Given exercise:
Extract only the first line of the listing and every line after it up to and including the one with "Serif', 'Times New". Omit the pictures.

Dataset section:
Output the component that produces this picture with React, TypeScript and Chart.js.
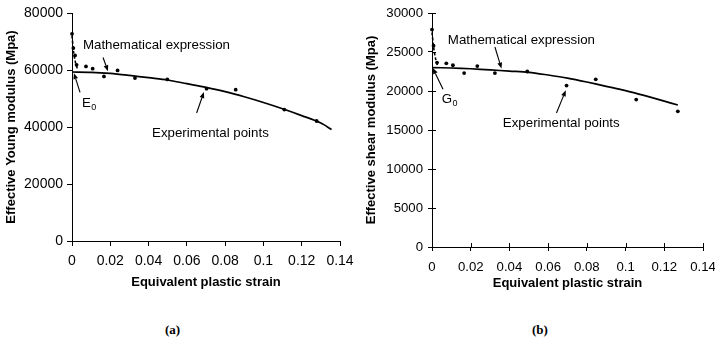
import React, { useEffect, useRef } from "react";
import { Chart, registerables } from "chart.js";

Chart.register(...registerables);

const SANS = "'Liberation Sans', Arial, Helvetica, sans-serif";
const SERIF = "'Liberation Serif', 'Times New Roman', serif";

// ---------- Data: (a) Young modulus ----------
const expStrainE = [0, 0.0007, 0.0016, 0.0024, 0.0073, 0.0108, 0.0167, 0.0238, 0.0329, 0.0498, 0.0703, 0.0855, 0.1109, 0.1278];
const expValueE = [72700, 67700, 65100, 61800, 61250, 60450, 57750, 59850, 57150, 56700, 53450, 53100, 46100, 42100];
const fitStrainE = [0, 0.01, 0.02, 0.03, 0.04, 0.05, 0.06, 0.07, 0.08, 0.09, 0.1, 0.11, 0.12, 0.13, 0.1356];
const fitValueE = [59300, 59200, 58800, 58100, 57300, 56500, 55200, 53900, 52400, 50600, 48600, 46400, 44000, 41400, 39100];
const dashStrainE = [0, 0.0008, 0.0017, 0.003];
const dashValueE = [72000, 66500, 63000, 60000];

// ---------- Data: (b) shear modulus ----------
const expStrainG = [0, 0.0008, 0.0026, 0.0074, 0.0108, 0.0166, 0.0234, 0.0325, 0.0492, 0.0695, 0.0846, 0.1055, 0.127];
const expValueG = [27870, 25800, 23650, 23550, 23300, 22300, 23200, 22300, 22500, 20700, 21500, 18900, 17400];
const fitStrainG = [0, 0.01, 0.02, 0.03, 0.04, 0.05, 0.06, 0.07, 0.08, 0.09, 0.1, 0.11, 0.12, 0.127];
const fitValueG = [23000, 22950, 22850, 22700, 22550, 22400, 22050, 21650, 21150, 20600, 20050, 19400, 18700, 18200];
const dashStrainG = [0, 0.0008, 0.0017, 0.003];
const dashValueG = [27500, 25700, 24300, 23100];

const strainMax = 0.14;
const strainStep = 0.02;

const toPts = (xs: number[], ys: number[]) => xs.map((x, i) => ({ x, y: ys[i] }));

type Ann = { text: string; sub?: string; x: number; y: number };
type Arrow = { x1: number; y1: number; x2: number; y2: number };

const annPlugin = {
  id: "annotations",
  afterDatasetsDraw(chart: any) {
    const o = chart.options.plugins.ann;
    if (!o) return;
    const { ctx, scales } = chart;
    const xs = scales.x, ys = scales.y;
    ctx.save();
    ctx.fillStyle = "#000";
    ctx.strokeStyle = "#000";
    ctx.textBaseline = "middle";
    ctx.textAlign = "left";
    for (const a of o.labels as Ann[]) {
      const px = xs.getPixelForValue(a.x);
      const py = ys.getPixelForValue(a.y);
      ctx.font = `13.3px ${SANS}`;
      ctx.fillText(a.text, px, py);
      if (a.sub) {
        const w = ctx.measureText(a.text).width;
        ctx.font = `9px ${SANS}`;
        ctx.fillText(a.sub, px + w + 0.5, py + 4);
      }
    }
    ctx.lineWidth = 1.1;
    for (const r of o.arrows as Arrow[]) {
      const x1 = xs.getPixelForValue(r.x1), y1 = ys.getPixelForValue(r.y1);
      const x2 = xs.getPixelForValue(r.x2), y2 = ys.getPixelForValue(r.y2);
      const ang = Math.atan2(y2 - y1, x2 - x1);
      const hl = 6, hw = 2.4;
      const bx = x2 - hl * Math.cos(ang), by = y2 - hl * Math.sin(ang);
      ctx.beginPath();
      ctx.moveTo(x1, y1);
      ctx.lineTo(bx, by);
      ctx.stroke();
      ctx.beginPath();
      ctx.moveTo(x2, y2);
      ctx.lineTo(bx + hw * Math.sin(ang), by - hw * Math.cos(ang));
      ctx.lineTo(bx - hw * Math.sin(ang), by + hw * Math.cos(ang));
      ctx.closePath();
      ctx.fill();
    }
    // inner tick halves (crossing ticks)
    if (o.innerTick) {
      const L = o.innerTick;
      const area = chart.chartArea;
      ctx.lineWidth = 1;
      ctx.beginPath();
      for (const t of xs.ticks) {
        const p = Math.round(xs.getPixelForValue(t.value)) + 0.5;
        ctx.moveTo(p, area.bottom);
        ctx.lineTo(p, area.bottom - L);
      }
      for (const t of ys.ticks) {
        const p = Math.round(ys.getPixelForValue(t.value)) + 0.5;
        ctx.moveTo(area.left, p);
        ctx.lineTo(area.left + L, p);
      }
      ctx.stroke();
    }
    ctx.restore();
  },
};

type PanelCfg = {
  exp: { x: number; y: number }[];
  fit: { x: number; y: number }[];
  dash: { x: number; y: number }[];
  yMax: number;
  yStep: number;
  yTitle: string;
  tickFont: number;
  yWidth: number;
  xHeight: number;
  xTick: number;
  xPad: number;
  yTick: number;
  yPad: number;
  yTitlePad: number;
  padding: { left: number; right: number; top: number; bottom: number };
  labels: Ann[];
  arrows: Arrow[];
  innerTick: number;
};

const zeroPad = (s: any) => {
  s.paddingLeft = 0;
  s.paddingRight = 0;
  s.paddingTop = 0;
  s.paddingBottom = 0;
};

function buildConfig(p: PanelCfg): any {
  return {
    type: "scatter",
    data: {
      datasets: [
        {
          data: p.fit,
          showLine: true,
          borderColor: "#000",
          borderWidth: 1.7,
          pointRadius: 0,
          tension: 0.3,
          clip: false,
        },
        {
          data: p.dash,
          showLine: true,
          borderColor: "#000",
          borderWidth: 1.6,
          borderDash: [3, 2],
          pointRadius: 0,
          tension: 0.3,
          clip: false,
        },
        {
          data: p.exp,
          showLine: false,
          backgroundColor: "#000",
          borderColor: "#000",
          pointRadius: 1.9,
          pointBorderWidth: 0,
          clip: false,
        },
      ],
    },
    options: {
      animation: false,
      responsive: false,
      maintainAspectRatio: false,
      events: [],
      layout: { padding: p.padding },
      plugins: {
        legend: { display: false },
        tooltip: { enabled: false },
        ann: { labels: p.labels, arrows: p.arrows, innerTick: p.innerTick },
      },
      scales: {
        x: {
          type: "linear",
          min: 0,
          max: strainMax,
          afterFit: (s: any) => { s.height = p.xHeight; zeroPad(s); },
          ticks: {
            stepSize: strainStep,
            color: "#000",
            font: { family: SANS, size: p.tickFont },
            padding: p.xPad,
            maxRotation: 0,
            callback: (v: any) => String(Number(Number(v).toFixed(2))),
          },
          grid: { drawOnChartArea: false, drawTicks: true, tickLength: p.xTick, color: "#000", tickColor: "#000", tickWidth: 1 },
          border: { display: true, color: "#000", width: 1 },
          title: {
            display: true,
            text: "Equivalent plastic strain",
            color: "#000",
            font: { family: SANS, size: 13, weight: "bold" },
            padding: { top: 0, bottom: 0 },
          },
        },
        y: {
          type: "linear",
          min: 0,
          max: p.yMax,
          afterFit: (s: any) => { s.width = p.yWidth; zeroPad(s); },
          ticks: {
            stepSize: p.yStep,
            color: "#000",
            font: { family: SANS, size: p.tickFont },
            padding: p.yPad,
            callback: (v: any) => String(v),
          },
          grid: { drawOnChartArea: false, drawTicks: true, tickLength: p.yTick, color: "#000", tickColor: "#000", tickWidth: 1 },
          border: { display: true, color: "#000", width: 1 },
          title: {
            display: true,
            text: p.yTitle,
            color: "#000",
            font: { family: SANS, size: 13, weight: "bold" },
            padding: { top: p.yTitlePad, bottom: 0 },
          },
        },
      },
    },
    plugins: [annPlugin],
  };
}

const panelA: PanelCfg = {
  exp: toPts(expStrainE, expValueE),
  fit: toPts(fitStrainE, fitValueE),
  dash: toPts(dashStrainE, dashValueE),
  yMax: 80000,
  yStep: 20000,
  yTitle: "Effective Young modulus (Mpa)",
  tickFont: 14,
  yWidth: 72,
  xHeight: 49,
  xTick: 5,
  xPad: 7,
  yTick: 5,
  yPad: 4,
  yTitlePad: 4,
  padding: { left: 0, right: 17, top: 13, bottom: 10 },
  labels: [
    { text: "Mathematical expression", x: 0.0057, y: 68600 },
    { text: "E", sub: "0", x: 0.0052, y: 48300 },
    { text: "Experimental points", x: 0.0418, y: 37800 },
  ],
  arrows: [
    { x1: 0.0162, y1: 64400, x2: 0.0188, y2: 59600 },
    { x1: 0.0042, y1: 52150, x2: 0.001, y2: 58900 },
    { x1: 0.0651, y1: 44900, x2: 0.0689, y2: 52250 },
  ],
  innerTick: 0,
};

const panelB: PanelCfg = {
  exp: toPts(expStrainG, expValueG),
  fit: toPts(fitStrainG, fitValueG),
  dash: toPts(dashStrainG, dashValueG),
  yMax: 30000,
  yStep: 5000,
  yTitle: "Effective shear modulus (Mpa)",
  tickFont: 13.2,
  yWidth: 75,
  xHeight: 44,
  xTick: 4,
  xPad: 8,
  yTick: 4,
  yPad: 5,
  yTitlePad: 7,
  padding: { left: 0, right: 12, top: 13, bottom: 9 },
  labels: [
    { text: "Mathematical expression", x: 0.0082, y: 26500 },
    { text: "G", sub: "0", x: 0.005, y: 18900 },
    { text: "Experimental points", x: 0.0366, y: 15900 },
  ],
  arrows: [
    { x1: 0.0325, y1: 25640, x2: 0.0359, y2: 22870 },
    { x1: 0.0057, y1: 20220, x2: 0.0004, y2: 22950 },
    { x1: 0.0643, y1: 17180, x2: 0.0691, y2: 20090 },
  ],
  innerTick: 4,
};

function Panel({ cfg, left, width }: { cfg: PanelCfg; left: number; width: number }) {
  const ref = useRef<HTMLCanvasElement | null>(null);
  useEffect(() => {
    if (!ref.current) return;
    const chart = new Chart(ref.current, buildConfig(cfg));
    return () => chart.destroy();
  }, [cfg]);
  return (
    <canvas
      ref={ref}
      width={width}
      height={300}
      style={{ position: "absolute", left, top: 0, width, height: 300 }}
    />
  );
}

export default function App() {
  const cap: React.CSSProperties = {
    position: "absolute",
    top: 322,
    fontFamily: SERIF,
    fontWeight: "bold",
    fontSize: 13,
    lineHeight: "16px",
    color: "#000",
  };
  return (
    <div style={{ position: "absolute", left: 0, top: 0, width: 715, height: 341, background: "#fff", overflow: "hidden" }}>
      <Panel cfg={panelA} left={0} width={357} />
      <Panel cfg={panelB} left={357} width={358} />
      <div style={{ ...cap, left: 165 }}>(a)</div>
      <div style={{ ...cap, left: 532 }}>(b)</div>
    </div>
  );
}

Final result:
Output the component that produces this picture with React, TypeScript and Chart.js.
import React, { useEffect, useRef } from "react";
import { Chart, registerables } from "chart.js";

Chart.register(...registerables);

const SANS = "'Liberation Sans', Arial, Helvetica, sans-serif";
const SERIF = "'Liberation Serif', 'Times New Roman', serif";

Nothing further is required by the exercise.